Selanjutnya, Esther pun membandingkan sisi penerimaan pajak pada 2014 yang merupakan awal periode pertama Presiden Joko Widodo (Jokowi). Ternyata penerimaan pajak mencapai target hanya pada 2021, 2022, dan 2023 karena saat itu harga komoditas sedang naik.

"Ternyata penerimaan pajak ini hanya tercapai targetnya pada tahun 2021, 2022 dan 2023. Itu pun karena harga komoditas yang booming, pada saat itu kelapa sawit sehingga berdampak positif pada penerimaan pajak," ujar dia.
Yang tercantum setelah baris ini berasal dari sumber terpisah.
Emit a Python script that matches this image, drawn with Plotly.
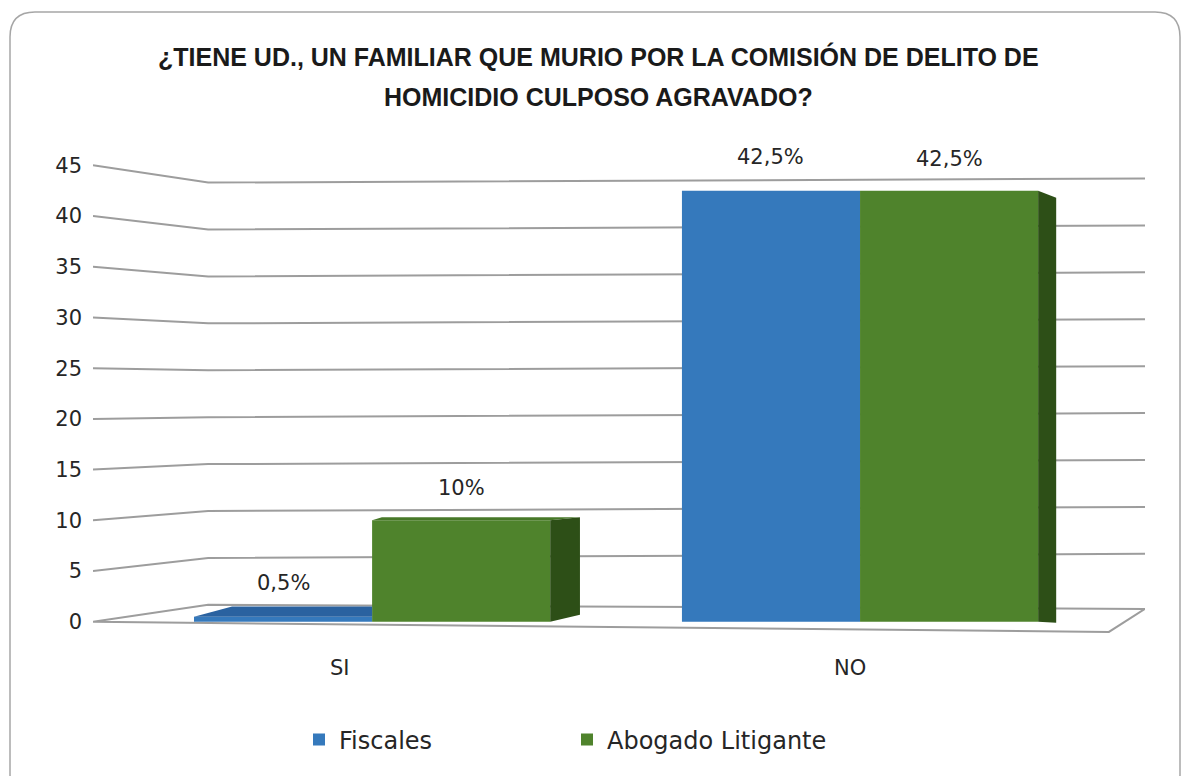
import plotly.graph_objects as go

# ---- data ----
categories = ["SI", "NO"]
fiscales = [0.5, 42.5]
abogado = [10, 42.5]
fiscales_labels = ["0,5%", "42,5%"]
abogado_labels = ["10%", "42,5%"]
series_names = ["Fiscales", "Abogado Litigante"]
y_ticks = [0, 5, 10, 15, 20, 25, 30, 35, 40, 45]
title_lines = ["¿TIENE UD., UN FAMILIAR QUE MURIO POR LA COMISIÓN DE DELITO DE",
               "HOMICIDIO CULPOSO AGRAVADO?"]

# ---- style ----
BLUE = "#3579BC"
DKBLUE = "#2A62A0"
GREEN = "#4F832C"
TOPGREEN = "#477828"
DKGREEN = "#2D4F17"
GRID = "#9d9d9d"
FONT = "DejaVu Sans, sans-serif"
TFONT = "Liberation Sans, Arial, sans-serif"
TXT = "#262626"

OFF = 8  # page offset of the figure inside the browser window
W, H = 1190, 776
# plot area in screen pixels
PL, PR, PT, PB = 93, 1145, 145, 637
L, R, T, B = PL - OFF, W - (PR - OFF), PT - OFF, H - (PB - OFF)
XR = [-0.572, 1.584]
YR = [-1.5, 47]
bar_w = 0.365

xpos = list(range(len(categories)))

def px2x(px):
    return (px - PL) / (PR - PL)

def py2y(py):
    return (PB - py) / (PB - PT)

fig = go.Figure()
fig.add_trace(go.Bar(x=xpos, y=fiscales, name=series_names[0], marker_color=BLUE,
                     marker_line_width=0, offset=-bar_w, width=bar_w))
fig.add_trace(go.Bar(x=xpos, y=abogado, name=series_names[1], marker_color=GREEN,
                     marker_line_width=0, offset=0, width=bar_w))

shapes = []
# perspective gridlines (back wall)
x_depth = -0.336
def back(v):
    return 1.67 + 0.925 * v
for v in y_ticks:
    if v == 0:
        continue
    shapes.append(dict(type="path", xref="x", yref="y", layer="below",
                       path=f"M {XR[0]},{v} L {x_depth},{back(v)} L {XR[1]},{back(v) + 0.4}",
                       line=dict(color=GRID, width=2)))
# floor
shapes.append(dict(type="path", xref="x", yref="y", layer="below",
                   path=f"M {XR[0]},0 L {x_depth},{back(0)} L {XR[1]},{back(0) - 0.4} L 1.51,-1.0 Z",
                   line=dict(color=GRID, width=2), fillcolor="white"))
# top faces (perspective) of the SI bars
top_dx = [0.078, 0.0]
top_dz = [1.0, 0.0]
for i in range(len(categories)):
    if top_dz[i] <= 0:
        continue
    v = fiscales[i]
    x0, x1 = xpos[i] - bar_w, xpos[i]
    shapes.append(dict(type="path", xref="x", yref="y", layer="above",
                       path=f"M {x0},{v} L {x0 + top_dx[i]},{v + top_dz[i]} L {x1},{v + top_dz[i]} L {x1},{v} Z",
                       line=dict(width=0), fillcolor=DKBLUE))
    v = abogado[i]
    x0, x1 = xpos[i], xpos[i] + bar_w
    shapes.append(dict(type="path", xref="x", yref="y", layer="above",
                       path=f"M {x0},{v} L {x0 + 0.02},{v + 0.3} L {x1 + 0.06},{v + 0.3} L {x1},{v} Z",
                       line=dict(width=0), fillcolor=TOPGREEN))
# side faces of the green bars
depth = [0.061, 0.037]
dy_top = [0.3, -0.7]
dy_bot = [0.7, -0.1]
for i, v in enumerate(abogado):
    x0 = xpos[i] + bar_w
    x1 = x0 + depth[i]
    shapes.append(dict(type="path", xref="x", yref="y", layer="above",
                       path=f"M {x0},0 L {x1},{dy_bot[i]} L {x1},{v + dy_top[i]} L {x0},{v} Z",
                       line=dict(width=0), fillcolor=DKGREEN))
# rounded border (screen pixels)
r = 25
x0p, x1p, y0p, y1p = 10, 1180, 12, 800
pts = (f"M {px2x(x0p + r)},{py2y(y0p)} L {px2x(x1p - r)},{py2y(y0p)} "
       f"Q {px2x(x1p)},{py2y(y0p)} {px2x(x1p)},{py2y(y0p + r)} "
       f"L {px2x(x1p)},{py2y(y1p - r)} Q {px2x(x1p)},{py2y(y1p)} {px2x(x1p - r)},{py2y(y1p)} "
       f"L {px2x(x0p + r)},{py2y(y1p)} Q {px2x(x0p)},{py2y(y1p)} {px2x(x0p)},{py2y(y1p - r)} "
       f"L {px2x(x0p)},{py2y(y0p + r)} Q {px2x(x0p)},{py2y(y0p)} {px2x(x0p + r)},{py2y(y0p)} Z")
shapes.append(dict(type="path", xref="paper", yref="paper", layer="below", path=pts,
                   line=dict(color="#a6a6a6", width=1.5)))

annotations = []
for i in range(len(categories)):
    annotations.append(dict(x=xpos[i] - bar_w / 2, y=fiscales[i], xref="x", yref="y",
                            text=fiscales_labels[i], showarrow=False, yanchor="bottom",
                            yshift=20, font=dict(size=21, color=TXT, family=FONT)))
    annotations.append(dict(x=xpos[i] + bar_w / 2, y=abogado[i], xref="x", yref="y",
                            text=abogado_labels[i], showarrow=False, yanchor="bottom",
                            yshift=18, font=dict(size=21, color=TXT, family=FONT)))
cat_shift = [-32, -10]
for i, c in enumerate(categories):
    annotations.append(dict(x=xpos[i], y=py2y(668), xref="x", yref="paper", text=c,
                            showarrow=False, xshift=cat_shift[i], yanchor="middle",
                            font=dict(size=21, color=TXT, family=FONT)))
title_y = [57, 97]
for line, ty in zip(title_lines, title_y):
    annotations.append(dict(x=px2x(598), y=py2y(ty), xref="paper", yref="paper", text=line,
                            showarrow=False, xanchor="center", yanchor="middle",
                            font=dict(size=25, color="#1a1a1a", family=TFONT, weight="bold")))

fig.update_layout(
    width=W, height=H,
    margin=dict(l=L, r=R, t=T, b=B),
    paper_bgcolor="white", plot_bgcolor="white",
    barmode="overlay",
    showlegend=True,
    legend=dict(orientation="h", x=px2x(299), xanchor="left", y=py2y(740), yanchor="middle",
                entrywidth=223, entrywidthmode="pixels",
                font=dict(size=24, color=TXT, family=FONT)),
    xaxis=dict(range=XR, showgrid=False, zeroline=False, showticklabels=False,
               showline=False, fixedrange=True),
    yaxis=dict(range=YR, tickvals=y_ticks, showgrid=False, zeroline=False, showline=False,
               ticks="", ticklabelstandoff=10, tickfont=dict(size=21, color=TXT, family=FONT)),
    shapes=shapes,
    annotations=annotations,
)

fig.write_html("out.html")
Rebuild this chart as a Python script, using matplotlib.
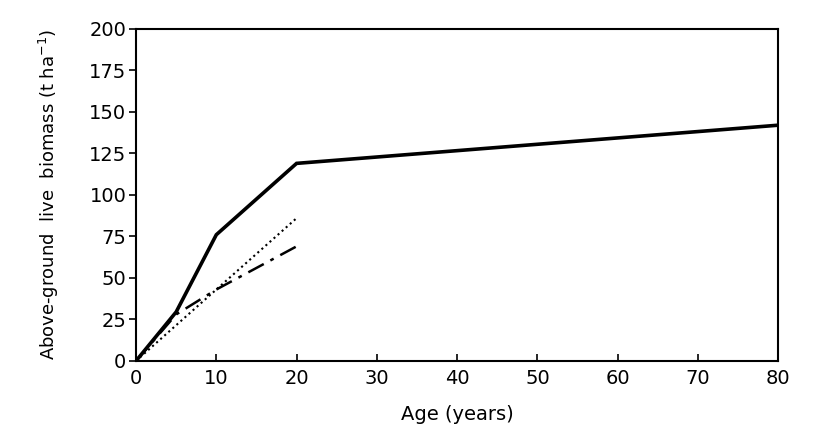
import matplotlib
matplotlib.use('Agg')
import matplotlib.pyplot as plt

# Data
age_total = [0, 5, 10, 20, 80]
biomass_total = [0, 29.5, 76, 119, 142]

age_dotted = [0, 20]
biomass_dotted = [0, 86]

age_dashdot = [0, 5, 10, 20]
biomass_dashdot = [0, 28, 43, 69]

xticks = [0, 10, 20, 30, 40, 50, 60, 70, 80]
yticks = [0, 25, 50, 75, 100, 125, 150, 175, 200]

plt.rcParams['font.family'] = ['DejaVu Sans']

fig = plt.figure(figsize=(8.33, 4.45), dpi=100)
ax = fig.add_axes([0.1633, 0.189, 0.771, 0.746])

ax.plot(age_total, biomass_total, color='black', linewidth=2.6, solid_joinstyle='miter')
ax.plot(age_dotted, biomass_dotted, color='black', linewidth=1.5, linestyle=(0, (1, 1.6)))
ax.plot(age_dashdot, biomass_dashdot, color='black', linewidth=1.8,
        linestyle=(0, (7, 3, 1.5, 3)))

ax.set_xlim(0, 80)
ax.set_ylim(0, 200)
ax.set_xticks(xticks)
ax.set_yticks(yticks)
ax.tick_params(axis='x', direction='in', length=5, width=1.2, labelsize=14, pad=6)
ax.tick_params(axis='y', direction='out', length=5, width=1.2, labelsize=14, pad=2)
for s in ax.spines.values():
    s.set_linewidth(1.5)

ax.set_xlabel('Age (years)', fontsize=14, labelpad=12)
ax.set_ylabel('Above-ground  live  biomass (t ha$^{-1}$)', fontsize=13, labelpad=20)

fig.savefig('out.png', dpi=100)
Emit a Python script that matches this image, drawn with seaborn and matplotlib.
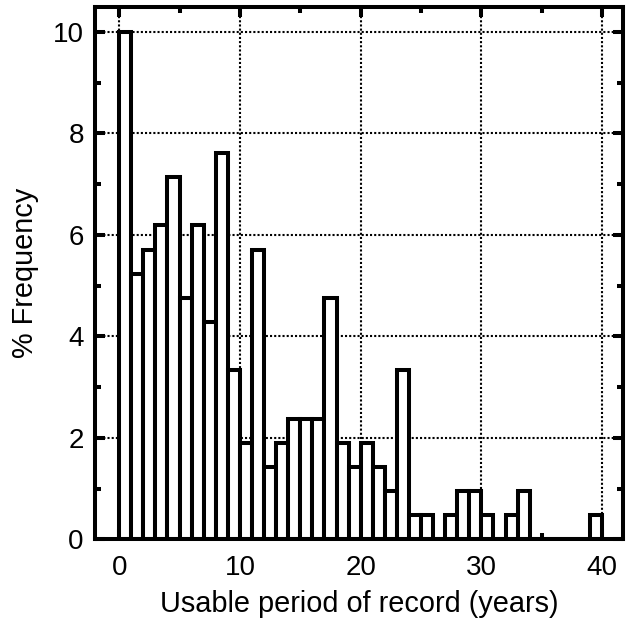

Kata Esther, penerimaan dari sisi pajak saat ini relatif cenderung turun dan sekarang hanya 10% terhadap PDB. Sementara, dari sisi pengeluaran, belanja modal tercatat lebih kecil daripada pengeluaran rutin.

"Artinya belanja pembangunan ini seharusnya itu lebih besar daripada pengeluaran rutin, ini malah terjadi sebaliknya," ujarnya.

Di sisi lain, rasio utang terhadap PDB juga relatif tinggi sebesar 38%. Ia mencatat selama 10 tahun kepemimpinan Presiden Jokowi, utang RI naik hingga 3 kali lipat.

"Utangnya pun juga relatif tinggi, sekarang rasio utang terhadap PDB itu sekitar 38%, kalau kita lihat dalam 10 tahun ini Presiden Jokowi, pemerintahan Presiden Jokowi ini utang naik 3 kali lipat," ujarnya.

Oleh karena itu, Esther menyarankan agar Pemerintahan selanjutnya lebih memperhatikan kapasitas fiskal terlebih dahulu sebelum mewujudkan visi, misi, dan program Presiden terpilih.

"Kalau melihat dari sisi fiskal, kapasitas kita itu ruang fiskal kita itu lebih kecil, karena rasio pajak atau penerimaan negara dari pajak itu cenderung turun dan rendah, kemudian dari sisi pengeluaran itu lebih condong pada pengeluaran rutin, tidak pada belanja modal," pungkasnya.